A single bacterial enzyme may be the culprit behind the development of Crohn’s disease, according to new findings from a study published by Science Translational Medicine.
The study authors found that eliminating a majority of bacteria in the gut microbiome
and re-introducing good bacteria that lacks the urease enzyme may effectively treat Crohn’s disease.
“Because it’s a single enzyme that is involved in this process, it might be a targetable solution,” said senior author Gary D. Wu, MD. “The idea would be that we could ‘engineer’ the composition of the microbiota in some way that lacks this particular one.”
Dysbiosis—the imbalance of the gut microbiome—can be caused by inflammation, antibiotics, or diet. Although dysbiosis is thought to be an underlying cause of Crohn’s disease and other conditions, the mechanisms are currently unknown.
In both human and mouse studies, the authors found that Proteobacteria
, a so-called bad bacteria, feeds on urea, which is a waste product that can wind up in the colon and spur dysbiosis.
The bacteria harbor the urease enzyme and convert it into ammonia, which is reabsorbed to make amino acids that cause dysbiosis in Crohn’s disease, according to the study.
The authors hypothesize that good bacteria may not behave similarly and could present a potential approach to shift the gut microbiome to treat diseases.
“The study is important is because it shows that the movement of nitrogen into bacteria is an important process in the development of dysbiosis,” Dr Wu said. “It also proves using a single enzyme can reconfigure the entire composition of the gut microbiota.”
The investigators conducted a metabolomics analysis to determine the role of urease conversion into ammonia (nitrogen metabolism). They characterized small molecules in fecal samples from 90 patients with Crohn’s disease and 26 healthy pediatric patients.
The authors found that fecal amino acids resulting from bacterial nitrogen metabolism were strongly linked to Crohn’s disease, dysbiosis, and an abundance of Proteobacteria,
according to the study.
The investigators then tracked nitrogen metabolism activity in mouse models to determine novel therapies for Crohn’s disease.
To show that urease played a significant role in bacterial nitrogen metabolism and can result in dysbiosis, the investigators cleared the gut microbiome of mice before it could be engineered, according to the study. The authors previously discovered that administering antibiotics (vancomycin and neomycin) and polyethylene glycol (PEG) to mice diminished gut bacteria enough to allow newly introduced bacteria to become established.

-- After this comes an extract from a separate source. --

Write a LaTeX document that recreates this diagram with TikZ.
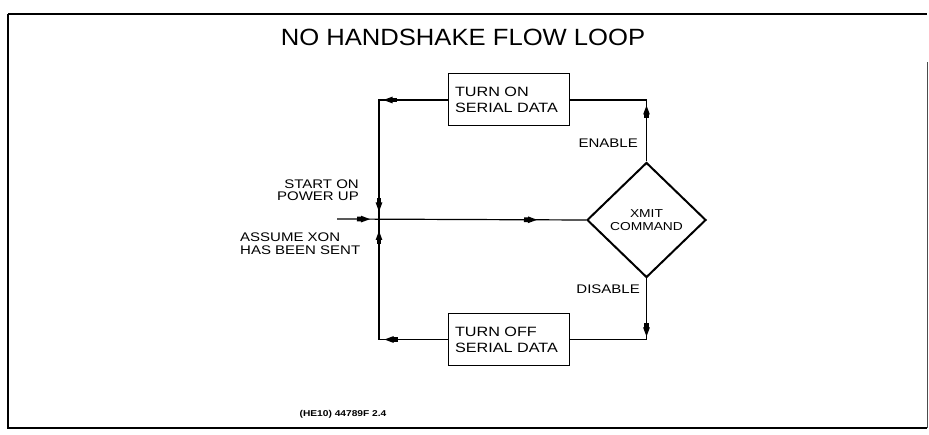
\documentclass[tikz,border=0pt]{standalone}
\usepackage{fontspec}
\setmainfont{Liberation Sans}[FakeStretch=1.2]
\newfontfamily\titlefont{Liberation Sans}[FakeStretch=1.09]
\usetikzlibrary{shapes.geometric,arrows.meta,decorations.markings}
\newcommand\arrmark{\fill (0,0) -- (-9,3.4) -- (-9,-3.4) -- cycle; \fill (-8,-2.4) rectangle (-13,2.4);}
\tikzset{
  proc/.style={draw, line width=1pt, minimum width=121pt, minimum height=52pt,
    inner xsep=7pt, inner ysep=0pt, text width=107pt, align=left,
    font=\fontsize{13.5}{16}\selectfont},
  decide/.style={draw, diamond, line width=2pt, minimum width=119pt, minimum height=115pt,
    inner sep=0pt, align=center, font=\fontsize{11.5}{13}\selectfont},
  lbl/.style={inner sep=0pt, font=\fontsize{12.5}{12.5}\selectfont},
  conn/.style={line width=1.2pt},
  mk/.style={postaction={decorate}, decoration={markings, mark=at position #1 with {\arrmark}}},
  mktwo/.style 2 args={postaction={decorate}, decoration={markings,
    mark=at position #1 with {\arrmark}, mark=at position #2 with {\arrmark}}}
}
\begin{document}
\begin{tikzpicture}[x=1pt,y=-1pt]
\useasboundingbox (0,0) rectangle (929,435);
% frame
\draw[line width=2pt] (8,14) -- (927,14);
\draw[line width=1.2pt] (8,14) -- (8,428) -- (927,428);
\draw[line width=0.8pt, black!70] (927,428) -- (927,62);
% title
\node[font=\titlefont\fontsize{23.5}{28}\selectfont, inner sep=0pt] (title) at (463,37.5) {NO HANDSHAKE FLOW LOOP};
% nodes
\node[proc] (ton) at (508.5,100) {TURN ON\\SERIAL DATA};
\node[proc] (toff) at (508.5,339.5) {TURN OFF\\SERIAL DATA};
\node[decide] (dia) at (646.5,220) {XMIT\\COMMAND};
\coordinate (j) at (379,219);
\coordinate (s) at (337,219);
% labels
\node[lbl, anchor=east] (en) at (638,143) {ENABLE};
\node[lbl, anchor=east] (dis) at (640,289) {DISABLE};
\node[lbl, anchor=east, align=right, font=\fontsize{12.5}{12}\selectfont] (start) at (359,190.5) {START ON\\POWER UP};
\node[lbl, anchor=west, align=left, font=\fontsize{12.5}{13}\selectfont] (assume) at (240,243.5) {ASSUME XON\\HAS BEEN SENT};
\node[inner sep=0pt, font=\bfseries\fontsize{8.5}{10}\selectfont] (code) at (343,414) {(HE10) 44789F 2.4};
% connectors
\draw[conn, mk=56pt] (dia.north) |- (ton.east);
\draw[conn, line width=1.6pt, mktwo={64pt}{180pt}] (ton.west) -| (j);
\draw[conn, mk=58pt] (dia.south) |- (toff.east);
\draw[conn, line width=1.6pt, mktwo={63pt}{177pt}] (toff.west) -| (j);
\draw[conn, mktwo={33pt}{200pt}] (s) -- (dia.west);
\end{tikzpicture}
\end{document}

The authors found that introducing Escherichia coli
to antibiotic- and PEG-treated mice caused changes to the gut microbiome, but the changes hinged on urease. They discovered that mice administered urease-negative E. coli
did not experience dysbiosis, while mice administered urease-positive E. coli
developed dysbiosis, according to the study.
Urease-positive E. coli
was also observed to worsen colitis in the mice, according to the authors.
In humans, treatment with antibiotics and PEG reduced bacterial load in the intestines. The authors said these findings suggest that it may be possible to engineer the gut microbiome of patients with inflammatory bowel disease.
“Now that we can effectively reduce bacterial load in humans it may now be possible to engineer the microbiota into a different configuration in a manner similar to what we have achieved in mice,” Dr Wu said. “Although we’re closer now, there is still more work to be done.”
The authors are currently conducting a clinical trial of human patients with Crohn’s disease based on these data.
“The outcomes of this study and the analysis of collected biospecimens will be an important first step in building a technology platform to engineer a beneficial composition of the gut microbiota for the treatment of inflammatory bowel diseases,” Dr Wu concluded.